(Data segment):
"""

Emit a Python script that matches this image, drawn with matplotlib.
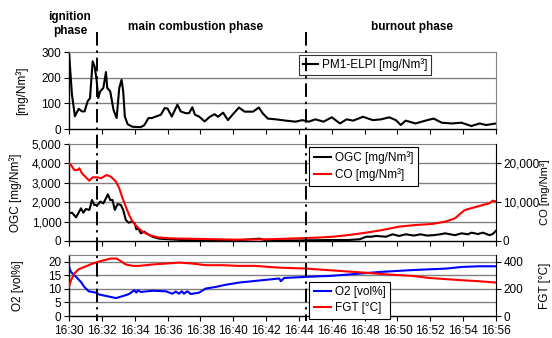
import matplotlib
matplotlib.use("Agg")
import matplotlib.pyplot as plt
import matplotlib.transforms as mtransforms
from matplotlib.lines import Line2D

plt.rcParams['font.family'] = ['Liberation Sans', 'DejaVu Sans']
plt.rcParams['font.size'] = 8.5

# ---- data (minutes after 16:30) ----
pm_t = [0, 0.18, 0.36, 0.59, 0.79, 0.95, 1.13, 1.28, 1.44, 1.56, 1.68, 1.78, 1.90, 2.09, 2.25, 2.33,
        2.51, 2.71, 2.90, 3.06, 3.20, 3.30, 3.40, 3.57, 3.87, 4.37, 4.58, 4.84, 5.04, 5.29, 5.59, 5.83,
        6.0, 6.26, 6.6, 6.8, 7.1, 7.31, 7.51, 7.67, 7.92, 8.26, 8.57, 8.87, 9.07, 9.38, 9.68, 9.98,
        10.35, 10.69, 11.2, 11.56, 11.8, 12.1, 12.6, 13.2, 13.8, 14.2, 14.6, 15.0, 15.5, 16.0, 16.5,
        16.9, 17.3, 17.9, 18.5, 19.0, 19.5, 19.9, 20.2, 20.5, 21.1, 21.7, 22.2, 22.7, 23.3, 23.9,
        24.5, 25.0, 25.4, 26.0]
pm_v = [300, 134, 50, 79, 69, 69, 108, 121, 264, 244, 192, 121, 147, 160, 222, 160,
        147, 75, 43, 160, 192, 147, 49, 19, 9, 8, 15, 43, 43, 49, 56, 82,
        80, 49, 95, 69, 62, 62, 85, 56, 49, 30, 48, 58, 48, 64, 35, 58,
        84, 68, 68, 84, 61, 41, 38, 33, 29, 35, 29, 38, 29, 46, 22,
        38, 33, 48, 35, 38, 46, 35, 16, 33, 22, 33, 41, 25, 22, 25,
        12, 22, 16, 22]

ogc_t = [0, 0.18, 0.43, 0.73, 0.87, 1.03, 1.24, 1.40, 1.54, 1.74, 1.90, 2.09, 2.25, 2.37, 2.51,
         2.65, 2.79, 2.96, 3.16, 3.30, 3.46, 3.63, 3.87, 4.0, 4.1, 4.23, 4.37, 4.58, 4.78, 5.08,
         5.49, 6.1, 6.9, 7.9, 10.0, 11.6, 12.0, 14.0, 16.0, 17.0, 17.7, 18.1, 18.4, 18.7, 19.3,
         19.7, 20.1, 20.5, 21.0, 21.4, 21.8, 22.2, 22.6, 22.9, 23.5, 23.9, 24.3, 24.5, 24.9, 25.2,
         25.6, 25.8, 26.0]
ogc_v = [1426, 1460, 1220, 1684, 1460, 1650, 1600, 2113, 1856, 1856, 2028, 1940, 2200, 2405, 2113,
         2113, 1600, 1907, 1856, 1600, 1080, 945, 995, 910, 600, 650, 395, 480, 360, 220,
         120, 90, 50, 30, 20, 120, 30, 30, 50, 50, 90, 220, 220, 260, 220,
         345, 260, 345, 280, 345, 280, 300, 345, 395, 300, 395, 345, 430, 360, 430,
         300, 360, 530]

co_t = [0, 0.12, 0.32, 0.53, 0.63, 0.79, 0.99, 1.24, 1.44, 1.74, 1.94, 2.29, 2.55, 2.86, 3.06,
        3.26, 3.46, 3.66, 3.87, 4.17, 4.48, 4.88, 5.39, 6.09, 6.9, 7.9, 10.0, 12.0, 14.0, 15.05,
        16.06, 17.07, 18.09, 19.1, 20.1, 21.1, 22.1, 22.9, 23.5, 23.8, 24.1, 24.6, 25.2, 25.6,
        25.8, 26.0]
co_v = [20000, 19590, 18300, 18300, 18740, 17450, 16570, 15540, 16410, 16410, 16150, 17010, 16570,
        15290, 13580, 11000, 8840, 6700, 4970, 3530, 2400, 1550, 950, 700, 620, 550, 350, 430, 700,
        860, 1100, 1550, 2150, 2840, 3700, 4120, 4380, 4970, 5840, 6960, 7990, 8580, 9280, 9710,
        10390, 10200]

o2_t = [0, 0.12, 0.43, 0.73, 0.93, 1.2, 1.64, 1.84, 2.25, 2.86, 3.26, 3.66, 3.97, 4.1, 4.2,
        4.37, 5.08, 5.89, 6.3, 6.5, 6.7, 6.87, 7.0, 7.2, 7.41, 7.92, 8.32, 8.93, 9.54, 10.35,
        11.16, 11.97, 12.8, 12.9, 13.1, 14.44, 15.86, 16.87, 18.9, 20.9, 22.95, 23.96, 24.97, 26.0]
o2_v = [18.1, 16.2, 14.4, 12.5, 10.7, 9.1, 8.6, 7.9, 7.4, 6.6, 7.3, 8.1, 9.5, 8.6, 9.5,
        8.85, 9.3, 9.1, 8.2, 9.0, 8.2, 9.1, 8.2, 9.1, 8.1, 8.6, 10.1, 10.7, 11.5, 12.3,
        12.8, 13.3, 13.8, 12.8, 14.0, 14.4, 14.75, 15.2, 16.2, 16.9, 17.45, 18.07, 18.3, 18.3]

fgt_t = [0, 0.12, 0.32, 0.59, 0.93, 1.34, 1.74, 2.15, 2.55, 2.90, 3.16, 3.46, 3.87, 4.27, 5.08,
         5.89, 6.70, 7.51, 8.32, 9.34, 10.35, 11.36, 12.17, 12.8, 14.44, 15.86, 17.88, 19.5,
         20.92, 21.93, 23.96, 24.97, 26.0]
fgt_v = [214, 263, 312, 344, 361, 381, 398, 411, 423, 423, 403, 379, 369, 369, 379,
         386, 393, 386, 374, 374, 369, 369, 361, 356, 349, 337, 320, 305,
         295, 280, 263, 256, 246]

x_ticks = [0, 2, 4, 6, 8, 10, 12, 14, 16, 18, 20, 22, 24, 26]
x_labels = ["16:30", "16:32", "16:34", "16:36", "16:38", "16:40", "16:42", "16:44",
            "16:46", "16:48", "16:50", "16:52", "16:54", "16:56"]
phase_bounds = [1.72, 14.46]
phase_names = ["ignition\nphase", "main combustion phase", "burnout phase"]

GRID = '#808080'

fig = plt.figure(figsize=(5.52, 3.38), dpi=100)
L, W = 0.125, 0.7736
ax1 = fig.add_axes([L, 0.618, W, 0.228])
ax2 = fig.add_axes([L, 0.287, W, 0.287])
ax3 = fig.add_axes([L, 0.065, W, 0.181])


def style(ax, grid_vals):
    ax.set_xlim(0, 26)
    ax.set_xticks(x_ticks)
    ax.tick_params(axis='both', direction='out', length=3.5, width=0.8, pad=2)
    for v in grid_vals:
        ax.axhline(v, color=GRID, lw=1.0, zorder=0)
    ax.spines['top'].set_color(GRID)
    ax.spines['right'].set_color(GRID)
    ax.spines['left'].set_color('black')
    ax.spines['bottom'].set_color('black')
    ax.spines['left'].set_linewidth(1.0)
    ax.spines['bottom'].set_linewidth(1.0)


# top panel
style(ax1, [100, 200])
ax1.plot(pm_t, pm_v, color='black', lw=1.5, label='PM1-ELPI [mg/Nm³]')
ax1.set_ylim(0, 300)
ax1.set_yticks([0, 100, 200, 300])
ax1.set_xticklabels([])
ax1.set_ylabel('[mg/Nm³]')
ax1.yaxis.set_label_coords(-0.095, 0.5)
leg1 = ax1.legend(loc='upper left', bbox_to_anchor=(0.539, 0.965), borderaxespad=0,
                  frameon=True, fancybox=False, edgecolor='black', handlelength=1.3,
                  handletextpad=0.3, borderpad=0.3, fontsize=8.5)
leg1.get_frame().set_linewidth(0.8)

# middle panel
style(ax2, [1000, 2000, 3000, 4000])
ax2b = ax2.twinx()
l_ogc, = ax2.plot(ogc_t, ogc_v, color='black', lw=1.5, label='OGC [mg/Nm³]')
l_co, = ax2b.plot(co_t, co_v, color='#ff0000', lw=1.5, label='CO [mg/Nm³]')
ax2.set_ylim(0, 5000)
ax2.set_yticks([0, 1000, 2000, 3000, 4000, 5000])
ax2.set_yticklabels(['0', '1,000', '2,000', '3,000', '4,000', '5,000'])
ax2.set_xticklabels([])
ax2b.set_ylim(0, 25000)
ax2b.set_yticks([0, 10000, 20000])
ax2b.set_yticklabels(['0', '10,000', '20,000'])
ax2b.tick_params(axis='y', direction='out', length=3.5, width=0.8, pad=1.5)
for s in ['top', 'left', 'bottom']:
    ax2b.spines[s].set_visible(False)
ax2b.spines['right'].set_color('black')
ax2.set_ylabel('OGC [mg/Nm³]')
ax2.yaxis.set_label_coords(-0.11, 0.5)
ax2b.set_ylabel('CO [mg/Nm³]', fontsize=8)
ax2b.yaxis.set_label_coords(1.104, 0.5)
leg2 = ax2b.legend(handles=[l_ogc, l_co], loc='upper left', bbox_to_anchor=(0.562, 0.97),
                   borderaxespad=0, frameon=True, fancybox=False, edgecolor='black',
                   handlelength=1.5, handletextpad=0.3, borderpad=0.4, labelspacing=0.3,
                   fontsize=8.5, framealpha=1)
leg2.get_frame().set_linewidth(0.8)

# bottom panel
style(ax3, [5, 10, 15, 20])
ax3b = ax3.twinx()
l_o2, = ax3.plot(o2_t, o2_v, color='#0000ff', lw=1.5, label='O2 [vol%]')
l_fgt, = ax3b.plot(fgt_t, fgt_v, color='#ff0000', lw=1.5, label='FGT [°C]')
ax3.set_ylim(0, 22.5)
ax3.set_yticks([0, 5, 10, 15, 20])
ax3.set_xticklabels(x_labels)
ax3.tick_params(axis='x', pad=3)
ax3b.set_ylim(0, 450)
ax3b.set_yticks([0, 200, 400])
ax3b.tick_params(axis='y', direction='out', length=3.5, width=0.8, pad=2)
for s in ['top', 'left', 'bottom']:
    ax3b.spines[s].set_visible(False)
ax3b.spines['right'].set_color('black')
ax3.set_ylabel('O2 [vol%]')
ax3.yaxis.set_label_coords(-0.105, 0.5)
ax3b.set_ylabel('FGT [°C]')
ax3b.yaxis.set_label_coords(1.1, 0.5)
leg3 = ax3b.legend(handles=[l_o2, l_fgt], loc='upper left', bbox_to_anchor=(0.562, 0.56),
                   borderaxespad=0, frameon=True, fancybox=False, edgecolor='black',
                   handlelength=1.5, handletextpad=0.3, borderpad=0.4, labelspacing=0.3,
                   fontsize=8.5, framealpha=1)
leg3.get_frame().set_linewidth(0.8)

# phase boundaries and names
trans = mtransforms.blended_transform_factory(ax1.transData, fig.transFigure)
for b in phase_bounds:
    fig.add_artist(Line2D([b, b], [1 - 32 / 338, 1 - 321 / 338], transform=trans,
                          color='black', lw=1.4, linestyle=(0, (7, 2.5, 1.2, 2.5)),
                          zorder=10))
phase_x = [0.05, 7.7, 20.9]
for px, name, yy in zip(phase_x, phase_names, [1 - 24 / 338, 1 - 27 / 338, 1 - 27 / 338]):
    fig.text(px, yy, name, transform=trans, ha='center', va='center',
             fontweight='bold', fontsize=8.5, linespacing=1.15)

fig.savefig('out.png', dpi=100)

"""

(What the exercise asks):
Up to and including the line with "plt.rcParams['font.size'] = 8.5", copy the data above from its first line. Skip pictures.

(Reply):
Emit a Python script that matches this image, drawn with matplotlib.
import matplotlib
matplotlib.use("Agg")
import matplotlib.pyplot as plt
import matplotlib.transforms as mtransforms
from matplotlib.lines import Line2D

plt.rcParams['font.family'] = ['Liberation Sans', 'DejaVu Sans']
plt.rcParams['font.size'] = 8.5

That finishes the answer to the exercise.